- EXERCISE -
Repeat, exactly and completely, the material that follows. Omit the pictures.

- SUPPLIED DATA -
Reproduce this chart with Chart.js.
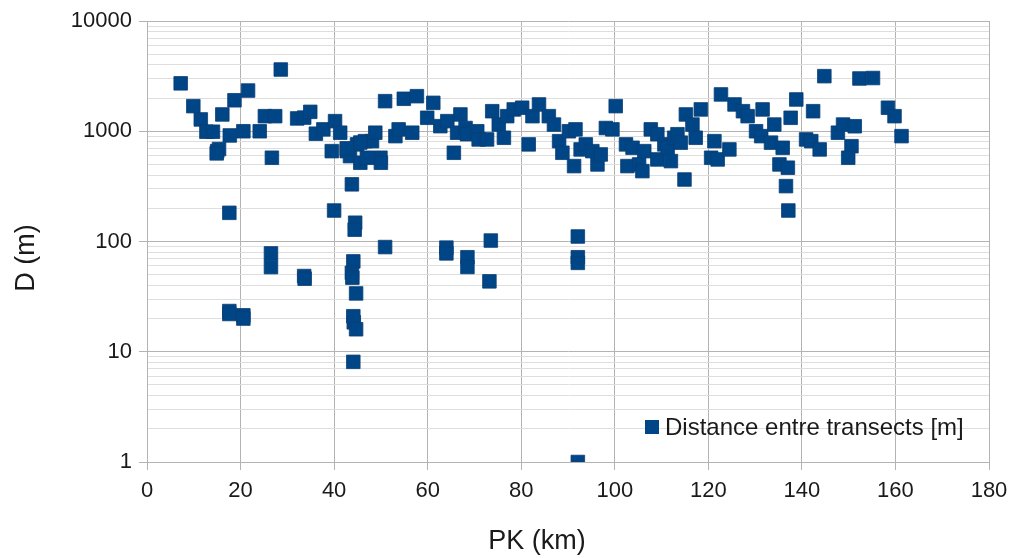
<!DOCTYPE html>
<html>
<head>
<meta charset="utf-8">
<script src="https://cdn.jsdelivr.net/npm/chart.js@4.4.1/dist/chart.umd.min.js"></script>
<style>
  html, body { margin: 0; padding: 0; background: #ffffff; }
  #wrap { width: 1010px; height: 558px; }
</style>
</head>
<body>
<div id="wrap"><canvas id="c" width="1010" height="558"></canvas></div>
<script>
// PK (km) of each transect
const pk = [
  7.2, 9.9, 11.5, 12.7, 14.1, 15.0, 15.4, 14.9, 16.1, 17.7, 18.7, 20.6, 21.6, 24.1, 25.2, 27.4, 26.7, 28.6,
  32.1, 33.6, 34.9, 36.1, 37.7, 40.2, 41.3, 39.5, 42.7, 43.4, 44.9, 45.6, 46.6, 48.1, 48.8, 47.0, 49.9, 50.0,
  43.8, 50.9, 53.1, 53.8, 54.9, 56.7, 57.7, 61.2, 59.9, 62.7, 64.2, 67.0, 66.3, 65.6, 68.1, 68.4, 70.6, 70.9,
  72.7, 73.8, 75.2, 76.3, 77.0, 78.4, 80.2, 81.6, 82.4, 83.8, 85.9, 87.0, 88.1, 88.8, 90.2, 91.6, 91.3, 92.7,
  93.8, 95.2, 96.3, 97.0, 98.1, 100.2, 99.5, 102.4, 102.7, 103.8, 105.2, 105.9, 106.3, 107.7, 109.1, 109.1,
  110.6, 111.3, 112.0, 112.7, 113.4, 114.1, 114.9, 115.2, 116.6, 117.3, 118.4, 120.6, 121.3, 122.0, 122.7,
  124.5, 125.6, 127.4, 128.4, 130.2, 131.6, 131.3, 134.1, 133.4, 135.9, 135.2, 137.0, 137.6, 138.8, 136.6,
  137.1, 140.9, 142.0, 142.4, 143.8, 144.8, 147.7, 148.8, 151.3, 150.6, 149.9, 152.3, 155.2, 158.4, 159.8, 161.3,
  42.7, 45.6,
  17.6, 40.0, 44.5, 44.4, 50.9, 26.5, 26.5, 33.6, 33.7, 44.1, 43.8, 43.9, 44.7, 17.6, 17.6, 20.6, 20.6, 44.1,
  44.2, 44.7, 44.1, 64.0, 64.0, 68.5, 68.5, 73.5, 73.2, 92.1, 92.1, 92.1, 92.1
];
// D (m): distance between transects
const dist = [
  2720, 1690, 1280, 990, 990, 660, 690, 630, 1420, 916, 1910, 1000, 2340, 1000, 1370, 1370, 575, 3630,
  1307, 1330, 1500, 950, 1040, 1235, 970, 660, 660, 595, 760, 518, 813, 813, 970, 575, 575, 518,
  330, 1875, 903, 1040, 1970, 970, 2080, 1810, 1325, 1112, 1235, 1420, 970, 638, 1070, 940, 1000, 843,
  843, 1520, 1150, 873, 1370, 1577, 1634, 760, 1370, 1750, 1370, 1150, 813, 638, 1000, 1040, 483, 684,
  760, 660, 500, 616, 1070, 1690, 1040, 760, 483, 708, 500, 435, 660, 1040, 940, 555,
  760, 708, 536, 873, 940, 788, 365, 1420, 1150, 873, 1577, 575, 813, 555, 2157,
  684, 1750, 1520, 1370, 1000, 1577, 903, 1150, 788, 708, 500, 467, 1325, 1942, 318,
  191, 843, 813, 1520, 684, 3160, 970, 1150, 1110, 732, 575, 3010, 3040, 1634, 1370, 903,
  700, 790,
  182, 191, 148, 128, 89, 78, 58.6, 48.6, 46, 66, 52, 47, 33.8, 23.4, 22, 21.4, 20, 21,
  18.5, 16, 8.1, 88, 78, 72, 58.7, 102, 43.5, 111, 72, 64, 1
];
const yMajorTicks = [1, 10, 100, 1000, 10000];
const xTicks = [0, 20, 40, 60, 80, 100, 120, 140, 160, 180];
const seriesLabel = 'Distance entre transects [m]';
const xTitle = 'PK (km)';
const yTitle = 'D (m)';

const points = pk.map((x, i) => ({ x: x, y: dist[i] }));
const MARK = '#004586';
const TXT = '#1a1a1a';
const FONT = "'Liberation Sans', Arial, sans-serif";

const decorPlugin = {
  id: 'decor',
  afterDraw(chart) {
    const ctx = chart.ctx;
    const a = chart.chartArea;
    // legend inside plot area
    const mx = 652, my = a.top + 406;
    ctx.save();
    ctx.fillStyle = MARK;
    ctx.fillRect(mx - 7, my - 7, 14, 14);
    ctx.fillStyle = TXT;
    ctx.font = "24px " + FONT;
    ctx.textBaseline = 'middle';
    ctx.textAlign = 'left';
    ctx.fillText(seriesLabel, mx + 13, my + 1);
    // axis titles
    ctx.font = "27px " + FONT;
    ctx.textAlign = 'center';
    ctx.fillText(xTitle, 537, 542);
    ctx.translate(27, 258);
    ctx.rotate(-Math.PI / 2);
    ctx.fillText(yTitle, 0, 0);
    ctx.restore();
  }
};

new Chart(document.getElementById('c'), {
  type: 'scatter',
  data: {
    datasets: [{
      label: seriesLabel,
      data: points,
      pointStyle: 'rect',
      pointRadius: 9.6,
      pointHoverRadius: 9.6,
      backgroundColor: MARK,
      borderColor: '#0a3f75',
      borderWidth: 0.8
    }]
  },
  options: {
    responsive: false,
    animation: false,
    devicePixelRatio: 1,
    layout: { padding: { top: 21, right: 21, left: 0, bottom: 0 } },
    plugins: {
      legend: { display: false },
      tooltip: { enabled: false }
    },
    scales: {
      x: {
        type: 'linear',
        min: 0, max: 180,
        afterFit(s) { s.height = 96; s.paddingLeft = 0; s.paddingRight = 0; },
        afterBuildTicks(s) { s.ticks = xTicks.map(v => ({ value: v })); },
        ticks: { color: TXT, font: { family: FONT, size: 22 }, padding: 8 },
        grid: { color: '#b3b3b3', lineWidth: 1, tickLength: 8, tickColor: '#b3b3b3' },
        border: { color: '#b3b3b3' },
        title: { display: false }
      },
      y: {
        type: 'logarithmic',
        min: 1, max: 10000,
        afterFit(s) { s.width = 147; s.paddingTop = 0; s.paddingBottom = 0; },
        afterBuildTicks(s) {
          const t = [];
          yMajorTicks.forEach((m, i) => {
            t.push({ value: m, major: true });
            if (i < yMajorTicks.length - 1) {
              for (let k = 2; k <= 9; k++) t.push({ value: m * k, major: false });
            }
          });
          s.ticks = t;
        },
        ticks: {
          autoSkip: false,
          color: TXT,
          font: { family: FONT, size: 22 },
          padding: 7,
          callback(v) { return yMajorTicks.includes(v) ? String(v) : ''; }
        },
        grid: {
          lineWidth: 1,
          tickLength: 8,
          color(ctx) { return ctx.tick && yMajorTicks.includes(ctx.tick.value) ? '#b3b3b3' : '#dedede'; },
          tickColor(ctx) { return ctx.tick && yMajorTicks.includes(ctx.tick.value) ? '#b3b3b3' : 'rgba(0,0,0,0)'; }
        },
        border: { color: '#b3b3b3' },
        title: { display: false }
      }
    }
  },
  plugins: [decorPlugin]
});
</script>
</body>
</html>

- ANSWER FOR THE TASK -
Reproduce this chart with Chart.js.
<!DOCTYPE html>
<html>
<head>
<meta charset="utf-8">
<script src="https://cdn.jsdelivr.net/npm/chart.js@4.4.1/dist/chart.umd.min.js"></script>
<style>
  html, body { margin: 0; padding: 0; background: #ffffff; }
  #wrap { width: 1010px; height: 558px; }
</style>
</head>
<body>
<div id="wrap"><canvas id="c" width="1010" height="558"></canvas></div>
<script>
// PK (km) of each transect
const pk = [
  7.2, 9.9, 11.5, 12.7, 14.1, 15.0, 15.4, 14.9, 16.1, 17.7, 18.7, 20.6, 21.6, 24.1, 25.2, 27.4, 26.7, 28.6,
  32.1, 33.6, 34.9, 36.1, 37.7, 40.2, 41.3, 39.5, 42.7, 43.4, 44.9, 45.6, 46.6, 48.1, 48.8, 47.0, 49.9, 50.0,
  43.8, 50.9, 53.1, 53.8, 54.9, 56.7, 57.7, 61.2, 59.9, 62.7, 64.2, 67.0, 66.3, 65.6, 68.1, 68.4, 70.6, 70.9,
  72.7, 73.8, 75.2, 76.3, 77.0, 78.4, 80.2, 81.6, 82.4, 83.8, 85.9, 87.0, 88.1, 88.8, 90.2, 91.6, 91.3, 92.7,
  93.8, 95.2, 96.3, 97.0, 98.1, 100.2, 99.5, 102.4, 102.7, 103.8, 105.2, 105.9, 106.3, 107.7, 109.1, 109.1,
  110.6, 111.3, 112.0, 112.7, 113.4, 114.1, 114.9, 115.2, 116.6, 117.3, 118.4, 120.6, 121.3, 122.0, 122.7,
  124.5, 125.6, 127.4, 128.4, 130.2, 131.6, 131.3, 134.1, 133.4, 135.9, 135.2, 137.0, 137.6, 138.8, 136.6,
  137.1, 140.9, 142.0, 142.4, 143.8, 144.8, 147.7, 148.8, 151.3, 150.6, 149.9, 152.3, 155.2, 158.4, 159.8, 161.3,
  42.7, 45.6,
  17.6, 40.0, 44.5, 44.4, 50.9, 26.5, 26.5, 33.6, 33.7, 44.1, 43.8, 43.9, 44.7, 17.6, 17.6, 20.6, 20.6, 44.1,
  44.2, 44.7, 44.1, 64.0, 64.0, 68.5, 68.5, 73.5, 73.2, 92.1, 92.1, 92.1, 92.1
];
// D (m): distance between transects
const dist = [
  2720, 1690, 1280, 990, 990, 660, 690, 630, 1420, 916, 1910, 1000, 2340, 1000, 1370, 1370, 575, 3630,
  1307, 1330, 1500, 950, 1040, 1235, 970, 660, 660, 595, 760, 518, 813, 813, 970, 575, 575, 518,
  330, 1875, 903, 1040, 1970, 970, 2080, 1810, 1325, 1112, 1235, 1420, 970, 638, 1070, 940, 1000, 843,
  843, 1520, 1150, 873, 1370, 1577, 1634, 760, 1370, 1750, 1370, 1150, 813, 638, 1000, 1040, 483, 684,
  760, 660, 500, 616, 1070, 1690, 1040, 760, 483, 708, 500, 435, 660, 1040, 940, 555,
  760, 708, 536, 873, 940, 788, 365, 1420, 1150, 873, 1577, 575, 813, 555, 2157,
  684, 1750, 1520, 1370, 1000, 1577, 903, 1150, 788, 708, 500, 467, 1325, 1942, 318,
  191, 843, 813, 1520, 684, 3160, 970, 1150, 1110, 732, 575, 3010, 3040, 1634, 1370, 903,
  700, 790,
  182, 191, 148, 128, 89, 78, 58.6, 48.6, 46, 66, 52, 47, 33.8, 23.4, 22, 21.4, 20, 21,
  18.5, 16, 8.1, 88, 78, 72, 58.7, 102, 43.5, 111, 72, 64, 1
];
const yMajorTicks = [1, 10, 100, 1000, 10000];
const xTicks = [0, 20, 40, 60, 80, 100, 120, 140, 160, 180];
const seriesLabel = 'Distance entre transects [m]';
const xTitle = 'PK (km)';
const yTitle = 'D (m)';

const points = pk.map((x, i) => ({ x: x, y: dist[i] }));
const MARK = '#004586';
const TXT = '#1a1a1a';
const FONT = "'Liberation Sans', Arial, sans-serif";

const decorPlugin = {
  id: 'decor',
  afterDraw(chart) {
    const ctx = chart.ctx;
    const a = chart.chartArea;
    // legend inside plot area
    const mx = 652, my = a.top + 406;
    ctx.save();
    ctx.fillStyle = MARK;
    ctx.fillRect(mx - 7, my - 7, 14, 14);
    ctx.fillStyle = TXT;
    ctx.font = "24px " + FONT;
    ctx.textBaseline = 'middle';
    ctx.textAlign = 'left';
    ctx.fillText(seriesLabel, mx + 13, my + 1);
    // axis titles
    ctx.font = "27px " + FONT;
    ctx.textAlign = 'center';
    ctx.fillText(xTitle, 537, 542);
    ctx.translate(27, 258);
    ctx.rotate(-Math.PI / 2);
    ctx.fillText(yTitle, 0, 0);
    ctx.restore();
  }
};

new Chart(document.getElementById('c'), {
  type: 'scatter',
  data: {
    datasets: [{
      label: seriesLabel,
      data: points,
      pointStyle: 'rect',
      pointRadius: 9.6,
      pointHoverRadius: 9.6,
      backgroundColor: MARK,
      borderColor: '#0a3f75',
      borderWidth: 0.8
    }]
  },
  options: {
    responsive: false,
    animation: false,
    devicePixelRatio: 1,
    layout: { padding: { top: 21, right: 21, left: 0, bottom: 0 } },
    plugins: {
      legend: { display: false },
      tooltip: { enabled: false }
    },
    scales: {
      x: {
        type: 'linear',
        min: 0, max: 180,
        afterFit(s) { s.height = 96; s.paddingLeft = 0; s.paddingRight = 0; },
        afterBuildTicks(s) { s.ticks = xTicks.map(v => ({ value: v })); },
        ticks: { color: TXT, font: { family: FONT, size: 22 }, padding: 8 },
        grid: { color: '#b3b3b3', lineWidth: 1, tickLength: 8, tickColor: '#b3b3b3' },
        border: { color: '#b3b3b3' },
        title: { display: false }
      },
      y: {
        type: 'logarithmic',
        min: 1, max: 10000,
        afterFit(s) { s.width = 147; s.paddingTop = 0; s.paddingBottom = 0; },
        afterBuildTicks(s) {
          const t = [];
          yMajorTicks.forEach((m, i) => {
            t.push({ value: m, major: true });
            if (i < yMajorTicks.length - 1) {
              for (let k = 2; k <= 9; k++) t.push({ value: m * k, major: false });
            }
          });
          s.ticks = t;
        },
        ticks: {
          autoSkip: false,
          color: TXT,
          font: { family: FONT, size: 22 },
          padding: 7,
          callback(v) { return yMajorTicks.includes(v) ? String(v) : ''; }
        },
        grid: {
          lineWidth: 1,
          tickLength: 8,
          color(ctx) { return ctx.tick && yMajorTicks.includes(ctx.tick.value) ? '#b3b3b3' : '#dedede'; },
          tickColor(ctx) { return ctx.tick && yMajorTicks.includes(ctx.tick.value) ? '#b3b3b3' : 'rgba(0,0,0,0)'; }
        },
        border: { color: '#b3b3b3' },
        title: { display: false }
      }
    }
  },
  plugins: [decorPlugin]
});
</script>
</body>
</html>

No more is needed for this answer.